Equatoguineans visit the United States under programs sponsored by the U.S. Government, U.S. oil and gas companies, and U.S. educational institutions. Each year, five to ten Equatoguineans participate in short-term virtual or in-person exchanges in the United States through programs such as the Mandela Washington Fellowship and the International Visitor Leadership Program. U.S. companies operating in Equatorial Guinea have active corporate social responsibility programming in education, health, workforce development, and the environment. Every year, the U.S. Embassy provides small grants to civil society organizations to support efforts to promote respect for human rights, democracy, education, conservation, and entrepreneurship. U.S. universities conduct environmental research and conservation programs in collaboration with the local government and other partners. Equatorial Guinea’s 2020 upgrade to and current status on the Tier 2 Watch List in the Department of State’s annual Trafficking in Persons Report reopened opportunities for bilateral military cooperation and assistance. In March 2021, Equatorial Guinea once again began participating in the U.S. International Military Education and Training (IMET) program, focused on strengthening its armed forces’ English-language and maritime capabilities. Following accidental explosions at military barracks in the city of Bata in March 2021, the United States provided both technical and financial assistance to support recovery efforts.
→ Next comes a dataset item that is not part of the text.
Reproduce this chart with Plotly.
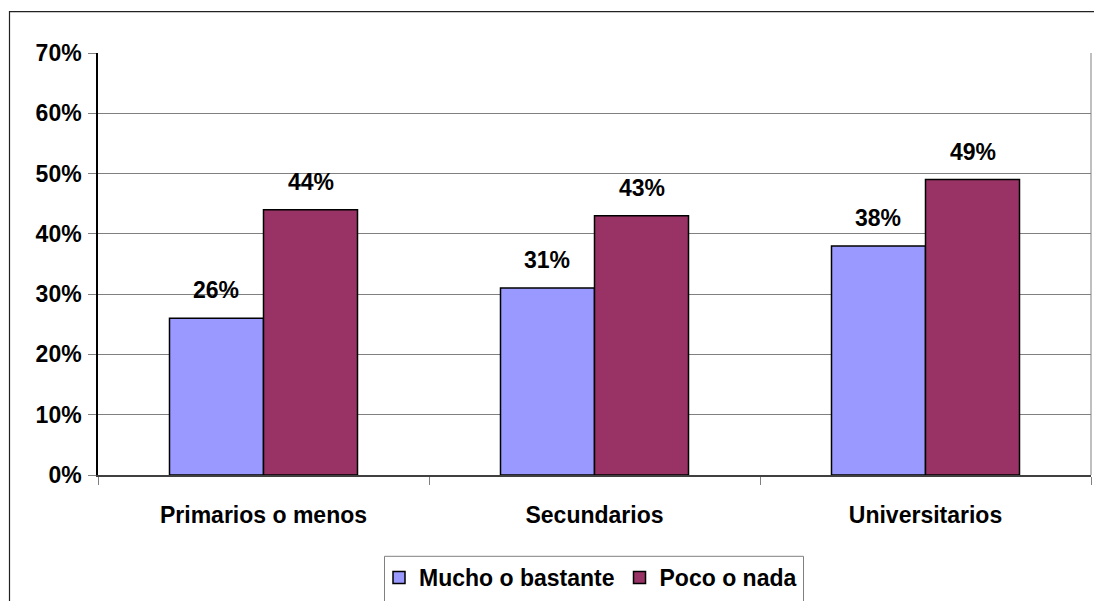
import plotly.graph_objects as go

categories = ["Primarios o menos", "Secundarios", "Universitarios"]
mucho = [0.26, 0.31, 0.38]
poco = [0.44, 0.43, 0.49]
series_names = ["Mucho o bastante", "Poco o nada"]
colors = ["#9999FF", "#993366"]
ytick_vals = [0, 0.1, 0.2, 0.3, 0.4, 0.5, 0.6, 0.7]

W, H = 1094, 601
ML, MR, MT, MB = 98, 3, 53, 125
pw = W - ML - MR
ph = H - MT - MB
FONT = "Liberation Sans, Arial, sans-serif"

fig = go.Figure()
for name, vals, col in zip(series_names, [mucho, poco], colors):
    fig.add_trace(go.Bar(
        x=categories, y=vals, name=name,
        marker=dict(color=col, line=dict(color="black", width=1.5)),
    ))

# data labels
bar_px = pw / 3 * (1 - 0.432) / 2
annotations = []
for vals, sgn in [(mucho, -1), (poco, 1)]:
    for c, v in zip(categories, vals):
        annotations.append(dict(
            x=c, y=v, xref="x", yref="y", text=f"{round(v*100)}%",
            showarrow=False, xshift=sgn * bar_px / 2, yshift=28,
            yanchor="middle",
            font=dict(family=FONT, size=23, color="black", weight="bold"),
        ))

def px_to_paper_x(px):
    return (px - ML) / pw

def px_to_paper_y(py):
    return (H - MB - py) / ph

shapes = [
    # outer chart frame
    dict(type="rect", xref="paper", yref="paper",
         x0=px_to_paper_x(9.5), x1=px_to_paper_x(1110),
         y0=px_to_paper_y(620), y1=px_to_paper_y(11.5),
         line=dict(color="#222222", width=1.2), fillcolor="rgba(0,0,0,0)", layer="below"),
    # right border of plot area
    dict(type="line", xref="paper", yref="paper", x0=1, x1=1, y0=0, y1=1,
         line=dict(color="#808080", width=1)),
    # legend frame (extends past bottom edge as in the reference)
    dict(type="rect", xref="paper", yref="paper",
         x0=px_to_paper_x(384.5), x1=px_to_paper_x(803.5),
         y0=px_to_paper_y(620), y1=px_to_paper_y(557.5),
         line=dict(color="#808080", width=1), fillcolor="white", layer="below"),
]

fig.update_layout(
    width=W, height=H,
    margin=dict(l=ML, r=MR, t=MT, b=MB),
    paper_bgcolor="white", plot_bgcolor="white",
    barmode="group", bargap=0.432, bargroupgap=0,
    font=dict(family=FONT, size=23, color="black"),
    showlegend=True,
    legend=dict(
        orientation="h", x=px_to_paper_x(379), y=px_to_paper_y(556),
        xanchor="left", yanchor="top",
        borderwidth=0, bgcolor="rgba(0,0,0,0)",
        font=dict(family=FONT, size=23, color="black", weight="bold"),
        itemwidth=30, tracegroupgap=0,
    ),
    annotations=annotations,
    shapes=shapes,
)

fig.update_xaxes(
    type="category",
    showgrid=False, showline=True, linecolor="#404040", linewidth=2,
    ticks="outside", tickson="boundaries", ticklen=8, tickcolor="#808080",
    tickfont=dict(family=FONT, size=23, color="black", weight="bold"),
    ticklabelstandoff=18,
    zeroline=False,
)
fig.update_yaxes(
    range=[0, 0.7], tickvals=ytick_vals, tickformat=".0%",
    showgrid=True, gridcolor="#808080", gridwidth=1,
    showline=True, linecolor="black", linewidth=1.5,
    ticks="outside", ticklen=8, tickcolor="#808080",
    tickfont=dict(family=FONT, size=23, color="black", weight="bold"),
    ticklabelstandoff=2,
    zeroline=False,
)

fig.write_html(
    "out.html",
    config={"displayModeBar": False},
    post_script="document.body.style.margin='0';document.body.style.overflow='hidden';",
)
Bilateral Economic Relations

Equatorial Guinea’s hydrocarbon sector dwarfs all other economic activity. U.S. oil companies are the largest investors in Equatorial Guinea, and they have a lead role in oil and gas exploration and extraction in the Gulf of Guinea, where most of the country’s reserves are located. Equatorial Guinea’s exports to the United States are dominated by petroleum products and organic chemicals. In an effort to attract increased U.S. investment and facilitate work in the hydrocarbon sector, U.S. passport-holders are entitled to visa-free entry to Equatorial Guinea. Imports from the United States include machinery, iron and steel products, vehicles, agricultural products (particularly poultry, beef, and pork products), and optic and medical instruments

Equatorial Guinea’s Membership in International Organizations

Equatorial Guinea has used its oil wealth to expand its foreign presence, expanding its diplomatic missions in other countries and increasing its participation in international fora. Equatorial Guinea and the United States belong to a number of the same international organizations, including the United Nations, International Monetary Fund (IMF), World Bank, International Civil Aviation Organization, International Maritime Organization, and Universal Postal Union. Equatorial Guinea is a member of the African Union, Economic Community of Central African States, Central African

Economic and Monetary Community, Francophonie, and Community of Portuguese Language Countries. The country is an observer to the Organization of American States and World Trade Organization. Equatorial Guinea held a two-year position as a non-permanent member on the United Nations Security Council from 2018-2019. Equatorial Guinea is a member of both the Organization of the Petroleum Exporting Countries (OPEC) and the Gas Exporting Countries Forum (GECF). With respect to the IMF in particular, in December 2019, the IMF approved a three-year arrangement under the IMF’s Extended Fund Facility aiming to reduce the fiscal deficit, increase non-oil revenue, address public financial management weaknesses (while protecting social spending), and improve governance and transparency in public administration and the hydrocarbon sector. The IMF approved emergency assistance in 2021 to address the dual economic shocks of the COVID-19 pandemic and Bata explosions

Bilateral Representation

Principal embassy officials are listed in the Department’s Key Officers List.

Equatorial Guinea maintains an embassy in the United States at 2020 16th Street NW, Washington, DC 20009 (tel. 202-518-5700).  Equatorial Guinea’s Ambassador is Miguel Ntutumu Evuna Andeme.